------ EXTRACTED MATERIAL

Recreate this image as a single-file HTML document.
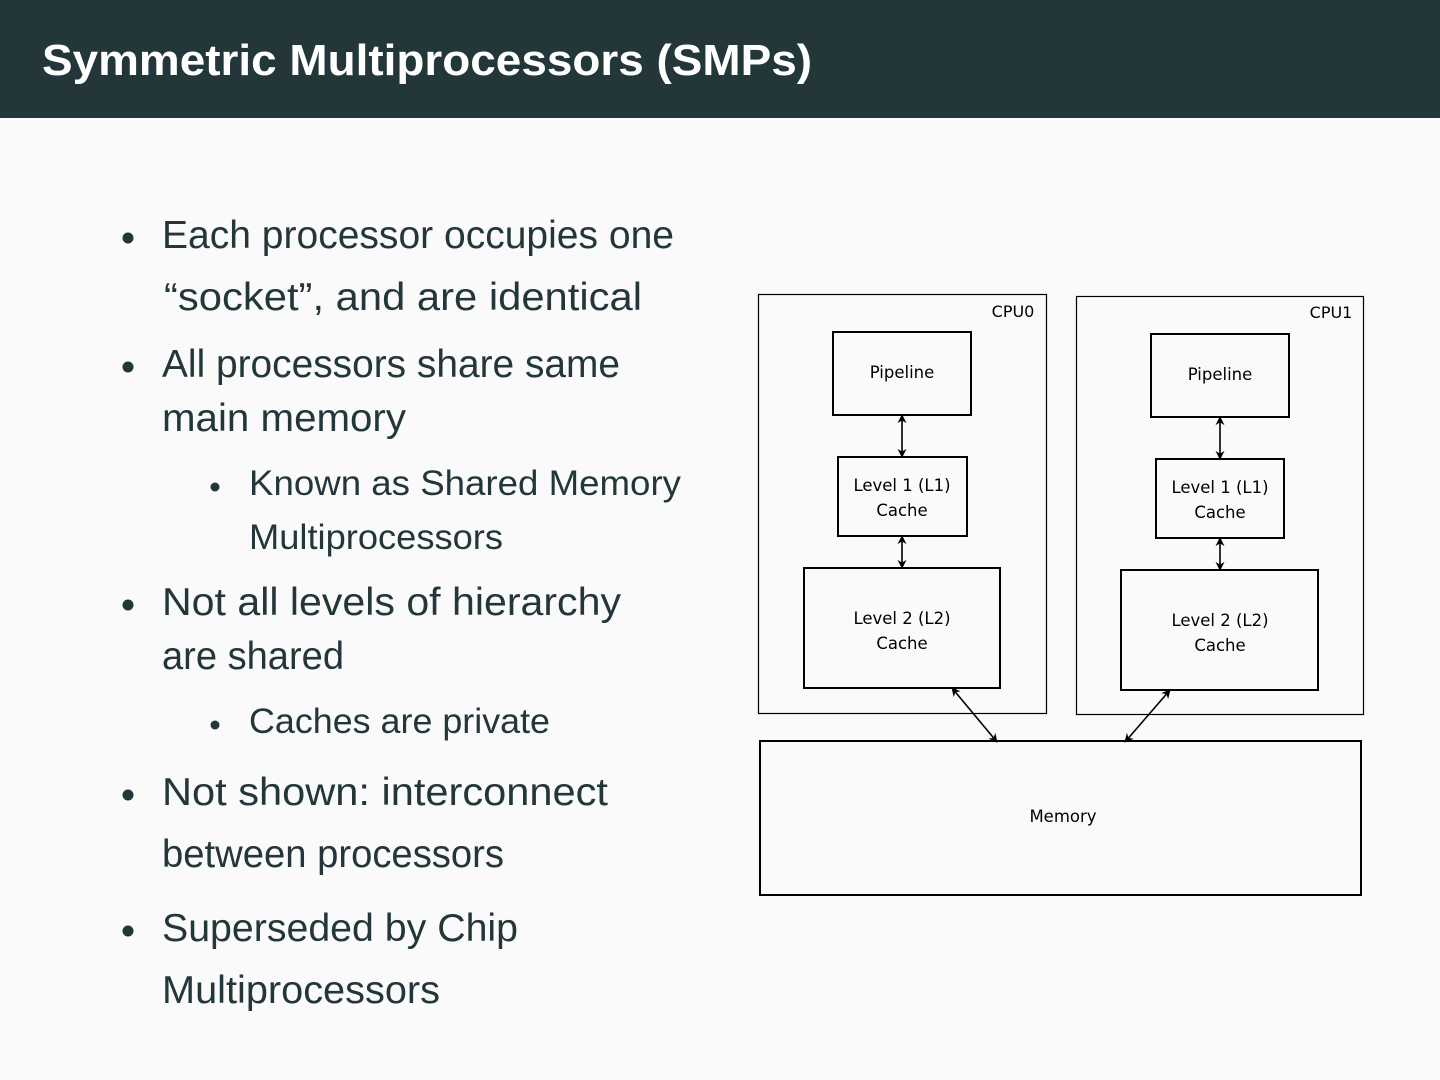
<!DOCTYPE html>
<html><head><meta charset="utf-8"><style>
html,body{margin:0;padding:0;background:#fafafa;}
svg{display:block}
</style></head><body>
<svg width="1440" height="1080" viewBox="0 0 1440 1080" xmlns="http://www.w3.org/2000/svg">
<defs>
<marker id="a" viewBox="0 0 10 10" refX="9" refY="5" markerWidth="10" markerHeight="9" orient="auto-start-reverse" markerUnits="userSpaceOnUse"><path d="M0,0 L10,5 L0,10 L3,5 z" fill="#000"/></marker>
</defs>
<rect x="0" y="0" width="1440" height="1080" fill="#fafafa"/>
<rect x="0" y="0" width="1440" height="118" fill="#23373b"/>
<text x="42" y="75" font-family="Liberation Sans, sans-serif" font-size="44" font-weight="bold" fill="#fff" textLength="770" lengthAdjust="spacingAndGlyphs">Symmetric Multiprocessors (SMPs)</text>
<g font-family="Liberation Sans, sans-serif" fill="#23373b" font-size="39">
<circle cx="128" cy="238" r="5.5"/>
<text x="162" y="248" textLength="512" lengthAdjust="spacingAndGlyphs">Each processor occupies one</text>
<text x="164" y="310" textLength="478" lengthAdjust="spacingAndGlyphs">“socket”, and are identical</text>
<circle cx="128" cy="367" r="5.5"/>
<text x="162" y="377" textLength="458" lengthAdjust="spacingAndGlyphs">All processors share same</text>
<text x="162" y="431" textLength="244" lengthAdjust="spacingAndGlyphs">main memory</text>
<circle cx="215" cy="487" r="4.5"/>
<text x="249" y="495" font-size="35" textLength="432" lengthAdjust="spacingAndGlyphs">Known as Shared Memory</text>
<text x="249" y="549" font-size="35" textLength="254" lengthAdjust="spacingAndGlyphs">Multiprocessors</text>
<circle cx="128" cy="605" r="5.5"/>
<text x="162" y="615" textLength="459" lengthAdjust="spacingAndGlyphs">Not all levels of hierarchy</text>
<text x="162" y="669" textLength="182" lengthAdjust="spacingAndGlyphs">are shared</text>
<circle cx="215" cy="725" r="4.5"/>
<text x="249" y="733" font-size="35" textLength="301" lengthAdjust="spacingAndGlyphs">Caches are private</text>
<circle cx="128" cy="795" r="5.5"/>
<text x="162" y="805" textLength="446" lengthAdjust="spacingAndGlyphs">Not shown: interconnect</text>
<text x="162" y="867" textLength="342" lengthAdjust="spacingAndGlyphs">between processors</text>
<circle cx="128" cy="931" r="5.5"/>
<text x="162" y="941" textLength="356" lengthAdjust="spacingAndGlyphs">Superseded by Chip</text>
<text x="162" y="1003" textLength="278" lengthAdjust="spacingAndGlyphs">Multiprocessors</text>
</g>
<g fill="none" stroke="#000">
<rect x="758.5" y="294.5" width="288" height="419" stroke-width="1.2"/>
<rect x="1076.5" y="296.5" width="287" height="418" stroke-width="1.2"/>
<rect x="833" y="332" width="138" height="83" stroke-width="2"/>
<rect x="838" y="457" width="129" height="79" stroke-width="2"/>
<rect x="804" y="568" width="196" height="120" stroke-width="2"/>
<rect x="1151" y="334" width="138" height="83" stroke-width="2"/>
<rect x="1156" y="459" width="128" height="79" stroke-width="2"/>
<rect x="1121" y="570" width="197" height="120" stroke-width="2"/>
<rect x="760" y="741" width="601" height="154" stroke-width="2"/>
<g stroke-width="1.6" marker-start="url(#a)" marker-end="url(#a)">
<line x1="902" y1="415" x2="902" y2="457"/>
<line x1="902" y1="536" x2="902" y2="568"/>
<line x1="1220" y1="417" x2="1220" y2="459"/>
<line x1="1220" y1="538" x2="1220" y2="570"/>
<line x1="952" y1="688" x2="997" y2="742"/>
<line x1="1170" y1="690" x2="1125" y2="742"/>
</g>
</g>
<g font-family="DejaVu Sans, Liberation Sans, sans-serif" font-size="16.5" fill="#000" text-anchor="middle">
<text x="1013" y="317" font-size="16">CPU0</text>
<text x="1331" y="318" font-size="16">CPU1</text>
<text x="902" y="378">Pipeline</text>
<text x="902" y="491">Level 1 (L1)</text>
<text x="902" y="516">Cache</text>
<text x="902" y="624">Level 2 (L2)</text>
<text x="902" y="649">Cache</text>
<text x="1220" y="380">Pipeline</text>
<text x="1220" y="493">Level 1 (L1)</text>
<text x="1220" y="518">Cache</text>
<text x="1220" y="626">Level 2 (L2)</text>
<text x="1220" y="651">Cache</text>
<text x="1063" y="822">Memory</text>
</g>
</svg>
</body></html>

------------
------ EXTRACTED MATERIAL

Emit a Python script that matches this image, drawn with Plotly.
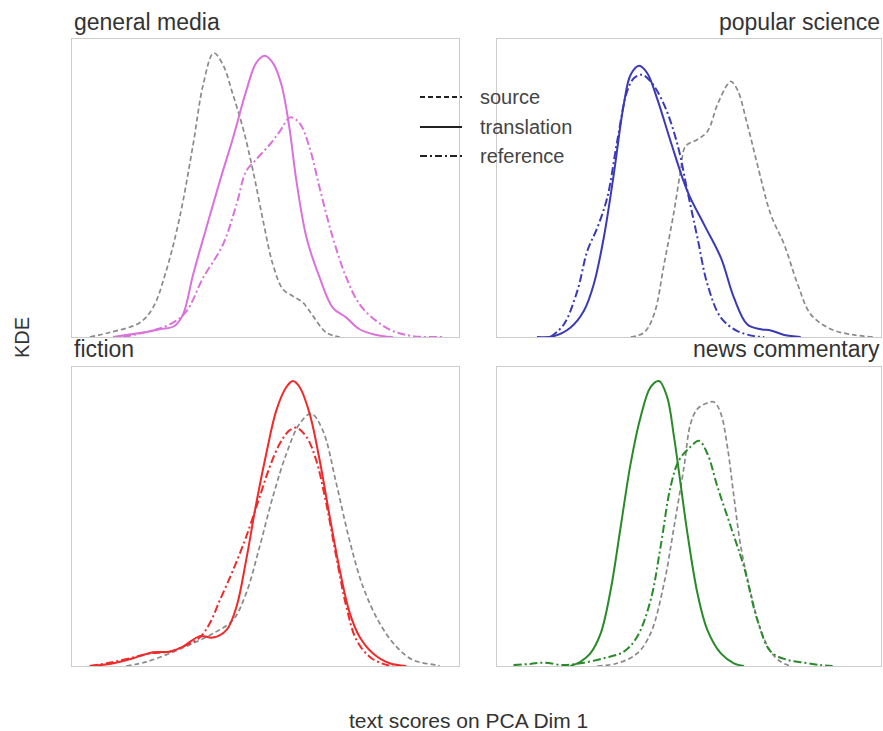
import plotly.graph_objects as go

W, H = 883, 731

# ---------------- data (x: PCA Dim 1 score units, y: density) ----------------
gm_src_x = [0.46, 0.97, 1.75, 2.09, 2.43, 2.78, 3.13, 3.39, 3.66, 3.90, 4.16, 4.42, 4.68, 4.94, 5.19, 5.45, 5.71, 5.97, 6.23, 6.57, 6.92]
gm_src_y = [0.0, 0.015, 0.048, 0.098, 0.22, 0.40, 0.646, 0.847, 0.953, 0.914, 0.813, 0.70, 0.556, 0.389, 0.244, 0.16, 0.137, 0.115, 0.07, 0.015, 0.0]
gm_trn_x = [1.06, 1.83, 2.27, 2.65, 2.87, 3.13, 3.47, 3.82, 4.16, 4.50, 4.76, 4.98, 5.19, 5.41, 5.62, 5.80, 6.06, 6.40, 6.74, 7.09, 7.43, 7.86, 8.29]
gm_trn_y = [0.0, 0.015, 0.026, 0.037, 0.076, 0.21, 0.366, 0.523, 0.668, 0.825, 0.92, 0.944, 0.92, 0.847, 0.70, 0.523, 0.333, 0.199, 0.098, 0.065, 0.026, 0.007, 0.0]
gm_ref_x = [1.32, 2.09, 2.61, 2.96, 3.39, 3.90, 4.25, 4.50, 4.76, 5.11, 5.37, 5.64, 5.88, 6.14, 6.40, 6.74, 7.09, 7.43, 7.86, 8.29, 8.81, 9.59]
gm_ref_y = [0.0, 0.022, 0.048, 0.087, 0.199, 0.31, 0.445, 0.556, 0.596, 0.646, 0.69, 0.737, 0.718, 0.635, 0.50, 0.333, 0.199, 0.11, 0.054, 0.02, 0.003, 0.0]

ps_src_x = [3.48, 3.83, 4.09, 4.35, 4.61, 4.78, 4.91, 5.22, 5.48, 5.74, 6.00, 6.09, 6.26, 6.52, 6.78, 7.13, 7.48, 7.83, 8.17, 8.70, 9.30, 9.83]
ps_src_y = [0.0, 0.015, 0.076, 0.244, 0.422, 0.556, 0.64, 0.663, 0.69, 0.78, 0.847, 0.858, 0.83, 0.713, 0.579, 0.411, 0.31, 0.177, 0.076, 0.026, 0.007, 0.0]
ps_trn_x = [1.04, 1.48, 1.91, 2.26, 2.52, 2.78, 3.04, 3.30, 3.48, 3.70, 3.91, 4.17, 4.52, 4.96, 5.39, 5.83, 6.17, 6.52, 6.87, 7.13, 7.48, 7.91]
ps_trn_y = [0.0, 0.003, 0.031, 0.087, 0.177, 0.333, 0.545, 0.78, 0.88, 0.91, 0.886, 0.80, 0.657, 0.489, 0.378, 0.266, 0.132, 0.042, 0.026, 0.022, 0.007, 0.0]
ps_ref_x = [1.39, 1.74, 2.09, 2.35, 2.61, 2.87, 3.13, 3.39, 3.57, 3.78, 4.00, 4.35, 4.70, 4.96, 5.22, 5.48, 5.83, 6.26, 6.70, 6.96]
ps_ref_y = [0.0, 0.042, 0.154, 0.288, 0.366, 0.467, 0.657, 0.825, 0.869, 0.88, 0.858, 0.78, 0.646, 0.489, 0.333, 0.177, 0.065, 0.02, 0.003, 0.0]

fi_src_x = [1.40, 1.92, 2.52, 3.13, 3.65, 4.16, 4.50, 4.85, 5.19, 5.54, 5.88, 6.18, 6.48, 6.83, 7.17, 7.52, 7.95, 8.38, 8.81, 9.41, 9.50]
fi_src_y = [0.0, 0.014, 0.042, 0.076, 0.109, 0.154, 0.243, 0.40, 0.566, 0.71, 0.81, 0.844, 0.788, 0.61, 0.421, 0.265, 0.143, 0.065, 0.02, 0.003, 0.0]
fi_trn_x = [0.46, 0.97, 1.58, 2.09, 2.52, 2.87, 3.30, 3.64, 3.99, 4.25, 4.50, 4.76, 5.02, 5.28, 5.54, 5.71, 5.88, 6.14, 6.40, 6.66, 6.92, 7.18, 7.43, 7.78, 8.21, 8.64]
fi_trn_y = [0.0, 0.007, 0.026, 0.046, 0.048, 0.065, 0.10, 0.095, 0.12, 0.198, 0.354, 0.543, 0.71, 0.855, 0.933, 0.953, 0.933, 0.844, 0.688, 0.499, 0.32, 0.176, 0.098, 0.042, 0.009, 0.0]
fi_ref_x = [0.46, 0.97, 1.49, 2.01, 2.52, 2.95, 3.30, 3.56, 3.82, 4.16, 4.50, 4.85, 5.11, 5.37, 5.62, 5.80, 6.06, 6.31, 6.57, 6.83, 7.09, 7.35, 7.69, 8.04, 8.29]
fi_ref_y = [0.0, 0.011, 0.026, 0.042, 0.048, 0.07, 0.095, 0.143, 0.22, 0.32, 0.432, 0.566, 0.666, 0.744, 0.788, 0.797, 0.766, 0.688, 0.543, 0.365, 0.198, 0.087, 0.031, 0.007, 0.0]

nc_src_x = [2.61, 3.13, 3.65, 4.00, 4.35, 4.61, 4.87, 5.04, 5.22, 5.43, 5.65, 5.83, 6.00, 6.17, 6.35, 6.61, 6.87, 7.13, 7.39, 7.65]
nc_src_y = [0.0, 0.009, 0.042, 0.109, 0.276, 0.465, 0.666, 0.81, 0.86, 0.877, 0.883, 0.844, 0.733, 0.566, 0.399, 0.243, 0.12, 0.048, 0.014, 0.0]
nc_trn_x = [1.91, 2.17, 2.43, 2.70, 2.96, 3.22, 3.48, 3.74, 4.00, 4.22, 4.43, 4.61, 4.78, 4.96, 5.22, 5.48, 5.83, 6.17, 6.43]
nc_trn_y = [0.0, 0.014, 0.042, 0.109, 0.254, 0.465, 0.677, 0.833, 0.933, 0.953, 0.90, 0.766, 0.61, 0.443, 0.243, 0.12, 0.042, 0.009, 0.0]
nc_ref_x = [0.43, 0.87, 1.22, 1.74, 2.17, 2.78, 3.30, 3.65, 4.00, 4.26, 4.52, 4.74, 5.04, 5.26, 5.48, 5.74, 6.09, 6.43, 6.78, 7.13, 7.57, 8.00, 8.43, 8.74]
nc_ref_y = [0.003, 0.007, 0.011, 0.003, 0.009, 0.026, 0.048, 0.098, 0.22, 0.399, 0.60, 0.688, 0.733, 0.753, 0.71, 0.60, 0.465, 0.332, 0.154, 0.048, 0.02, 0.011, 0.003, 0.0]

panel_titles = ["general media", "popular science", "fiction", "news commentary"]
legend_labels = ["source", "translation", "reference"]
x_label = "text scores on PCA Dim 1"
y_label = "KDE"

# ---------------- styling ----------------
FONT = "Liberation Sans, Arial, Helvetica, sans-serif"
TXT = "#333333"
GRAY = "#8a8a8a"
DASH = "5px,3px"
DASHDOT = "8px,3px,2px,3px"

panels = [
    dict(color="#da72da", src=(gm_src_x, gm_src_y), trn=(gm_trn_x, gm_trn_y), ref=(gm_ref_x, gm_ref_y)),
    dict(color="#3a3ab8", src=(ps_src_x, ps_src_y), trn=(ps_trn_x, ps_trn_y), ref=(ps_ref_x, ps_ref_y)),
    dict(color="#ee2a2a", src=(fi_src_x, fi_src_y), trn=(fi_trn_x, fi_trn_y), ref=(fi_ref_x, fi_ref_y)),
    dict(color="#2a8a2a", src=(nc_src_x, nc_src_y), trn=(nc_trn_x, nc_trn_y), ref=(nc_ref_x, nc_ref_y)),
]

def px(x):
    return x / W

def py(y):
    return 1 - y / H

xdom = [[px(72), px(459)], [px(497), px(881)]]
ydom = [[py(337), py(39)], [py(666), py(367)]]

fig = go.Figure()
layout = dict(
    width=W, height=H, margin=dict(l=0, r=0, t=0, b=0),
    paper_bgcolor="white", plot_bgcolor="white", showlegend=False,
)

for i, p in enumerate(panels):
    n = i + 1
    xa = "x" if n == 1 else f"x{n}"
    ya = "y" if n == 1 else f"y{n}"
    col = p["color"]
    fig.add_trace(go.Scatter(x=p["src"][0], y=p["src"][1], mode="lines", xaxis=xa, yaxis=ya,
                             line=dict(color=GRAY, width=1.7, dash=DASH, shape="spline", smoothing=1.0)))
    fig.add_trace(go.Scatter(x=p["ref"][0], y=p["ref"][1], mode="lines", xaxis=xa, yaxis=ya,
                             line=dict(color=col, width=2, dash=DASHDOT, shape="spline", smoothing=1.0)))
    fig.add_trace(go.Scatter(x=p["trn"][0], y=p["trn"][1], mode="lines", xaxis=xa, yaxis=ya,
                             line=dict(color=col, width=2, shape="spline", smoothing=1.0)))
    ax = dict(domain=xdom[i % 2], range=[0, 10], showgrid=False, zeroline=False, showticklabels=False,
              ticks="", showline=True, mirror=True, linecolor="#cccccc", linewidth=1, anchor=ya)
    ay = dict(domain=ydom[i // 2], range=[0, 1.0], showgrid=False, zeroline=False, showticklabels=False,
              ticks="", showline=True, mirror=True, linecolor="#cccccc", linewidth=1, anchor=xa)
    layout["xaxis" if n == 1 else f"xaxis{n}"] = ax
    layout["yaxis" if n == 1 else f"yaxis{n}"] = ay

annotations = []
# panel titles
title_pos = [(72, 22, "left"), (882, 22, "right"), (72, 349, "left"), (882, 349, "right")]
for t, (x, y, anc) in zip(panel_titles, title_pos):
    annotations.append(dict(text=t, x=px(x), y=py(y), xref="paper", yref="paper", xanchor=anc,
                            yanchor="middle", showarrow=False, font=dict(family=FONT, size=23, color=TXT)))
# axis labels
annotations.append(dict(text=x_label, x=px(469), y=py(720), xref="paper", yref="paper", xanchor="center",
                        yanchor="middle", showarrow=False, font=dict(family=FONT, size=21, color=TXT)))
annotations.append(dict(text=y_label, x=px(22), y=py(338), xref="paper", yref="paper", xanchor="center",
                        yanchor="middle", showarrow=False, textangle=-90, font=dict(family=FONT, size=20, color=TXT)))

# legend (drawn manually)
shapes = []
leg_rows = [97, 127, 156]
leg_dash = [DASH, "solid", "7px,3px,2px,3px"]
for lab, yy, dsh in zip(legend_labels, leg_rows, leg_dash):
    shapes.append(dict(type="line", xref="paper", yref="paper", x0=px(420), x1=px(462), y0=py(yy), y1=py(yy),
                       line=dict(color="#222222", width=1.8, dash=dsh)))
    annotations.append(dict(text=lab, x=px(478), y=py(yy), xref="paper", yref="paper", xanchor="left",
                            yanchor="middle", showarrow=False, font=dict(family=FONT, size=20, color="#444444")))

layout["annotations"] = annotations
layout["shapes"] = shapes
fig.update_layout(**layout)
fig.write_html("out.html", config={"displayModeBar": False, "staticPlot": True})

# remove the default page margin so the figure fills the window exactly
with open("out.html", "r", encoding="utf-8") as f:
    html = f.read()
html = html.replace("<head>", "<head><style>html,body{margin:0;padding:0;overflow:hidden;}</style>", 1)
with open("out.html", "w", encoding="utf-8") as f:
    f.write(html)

------------

Start at the line containing "Emit a Python" and stop at the line containing "W, H = 883, 731"; transcribe those lines exactly, skipping pictures.

Emit a Python script that matches this image, drawn with Plotly.
import plotly.graph_objects as go

W, H = 883, 731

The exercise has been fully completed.